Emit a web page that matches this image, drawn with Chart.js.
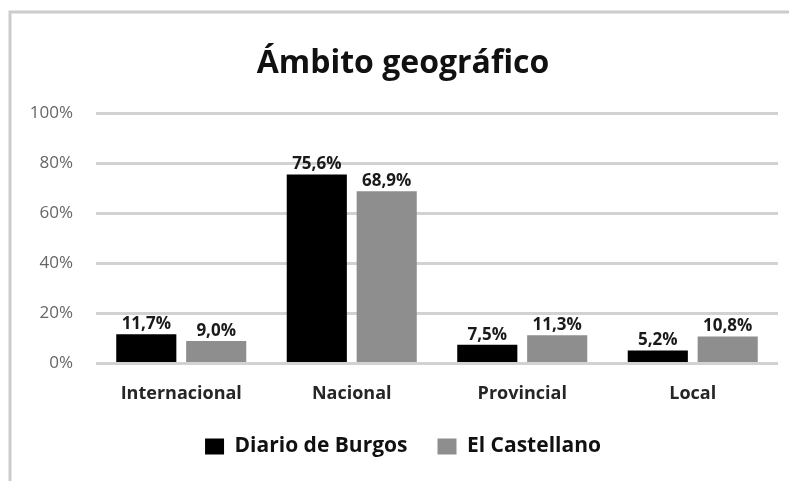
<!DOCTYPE html>
<html><head><meta charset="utf-8">
<script src="https://cdn.jsdelivr.net/npm/chart.js@4/dist/chart.umd.min.js"></script>
<style>html,body{margin:0;padding:0;background:#fff;}#wrap{width:789px;height:481px;position:relative;}</style>
</head><body><div id="wrap"><canvas id="c" width="789" height="481"></canvas></div>
<script>
const categories = ["Internacional", "Nacional", "Provincial", "Local"];
const diarioDeBurgos = [11.7, 75.6, 7.5, 5.2];
const elCastellano = [9.0, 68.9, 11.3, 10.8];
const yTicks = [0, 20, 40, 60, 80, 100];
const seriesNames = ["Diario de Burgos", "El Castellano"];
const FONT = "'Open Sans', sans-serif";

const framePlugin = {
  id: 'frame',
  beforeDraw(chart) {
    const ctx = chart.ctx;
    ctx.save();
    ctx.strokeStyle = '#cccccc';
    ctx.lineWidth = 3;
    ctx.beginPath();
    ctx.moveTo(10, 481);
    ctx.lineTo(10, 12);
    ctx.lineTo(789, 12);
    ctx.stroke();
    ctx.restore();
  }
};
// wider horizontal gap between legend items without changing the legend's vertical placement
const legendSpacing = {
  id: 'legendSpacing',
  beforeLayout(chart) {
    const lg = chart.legend;
    if (lg && !lg._patched) {
      const orig = lg.fit;
      lg.fit = function () { orig.call(this); this.height -= 21; };
      lg._patched = true;
    }
  },
  afterLayout(chart) {
    const lg = chart.legend;
    if (lg) { lg.top -= 19; lg.height += 19; }
  }
};
const labelPlugin = {
  id: 'valueLabels',
  afterDatasetsDraw(chart) {
    const ctx = chart.ctx;
    ctx.save();
    ctx.font = "bold 17px " + FONT;
    ctx.fillStyle = '#1a1a1a';
    ctx.textAlign = 'center';
    ctx.textBaseline = 'alphabetic';
    chart.data.datasets.forEach((ds, i) => {
      chart.getDatasetMeta(i).data.forEach((bar, j) => {
        const v = ds.data[j];
        ctx.fillText(v.toFixed(1).replace('.', ',') + '%', bar.x, bar.y - 5);
      });
    });
    ctx.restore();
  }
};

new Chart(document.getElementById('c'), {
  type: 'bar',
  data: {
    labels: categories,
    datasets: [
      { label: seriesNames[0], data: diarioDeBurgos, backgroundColor: '#000000' },
      { label: seriesNames[1], data: elCastellano, backgroundColor: '#8e8e8e' }
    ]
  },
  options: {
    responsive: false,
    animation: false,
    devicePixelRatio: 1,
    layout: { padding: { left: 28, right: 11, top: 20, bottom: 16 } },
    datasets: { bar: { categoryPercentage: 0.82, barPercentage: 0.86 } },
    plugins: {
      title: { display: true, text: 'Ámbito geográfico', color: '#111',
        font: { family: FONT, size: 32, weight: 'bold' }, padding: { top: 25, bottom: 30 } },
      legend: { position: 'bottom',
        labels: { color: '#111', boxWidth: 19, boxHeight: 16, padding: 30,
          font: { family: FONT, size: 21, weight: 'bold' } } },
      tooltip: { enabled: false }
    },
    scales: {
      x: {
        grid: { display: false, drawTicks: false },
        border: { display: false },
        ticks: { color: '#262626', padding: 20, font: { family: FONT, size: 18, weight: 'bold' } }
      },
      y: {
        min: 0, max: 100,
        afterBuildTicks(axis) { axis.ticks = yTicks.map(v => ({ value: v })); },
        afterFit(axis) { axis.width = 68; },
        grid: { color: '#d2d2d2', lineWidth: 3, drawTicks: false },
        border: { display: false },
        ticks: { color: '#666', padding: 23, callback: v => v + '%',
          font: { family: FONT, size: 17 } }
      }
    }
  },
  plugins: [framePlugin, legendSpacing, labelPlugin]
});
</script></body></html>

- [WHAT YOU WILL DO]: Only the number is needed: state how many lines in the listing contain "this".

- [WORKED ANSWER]: 2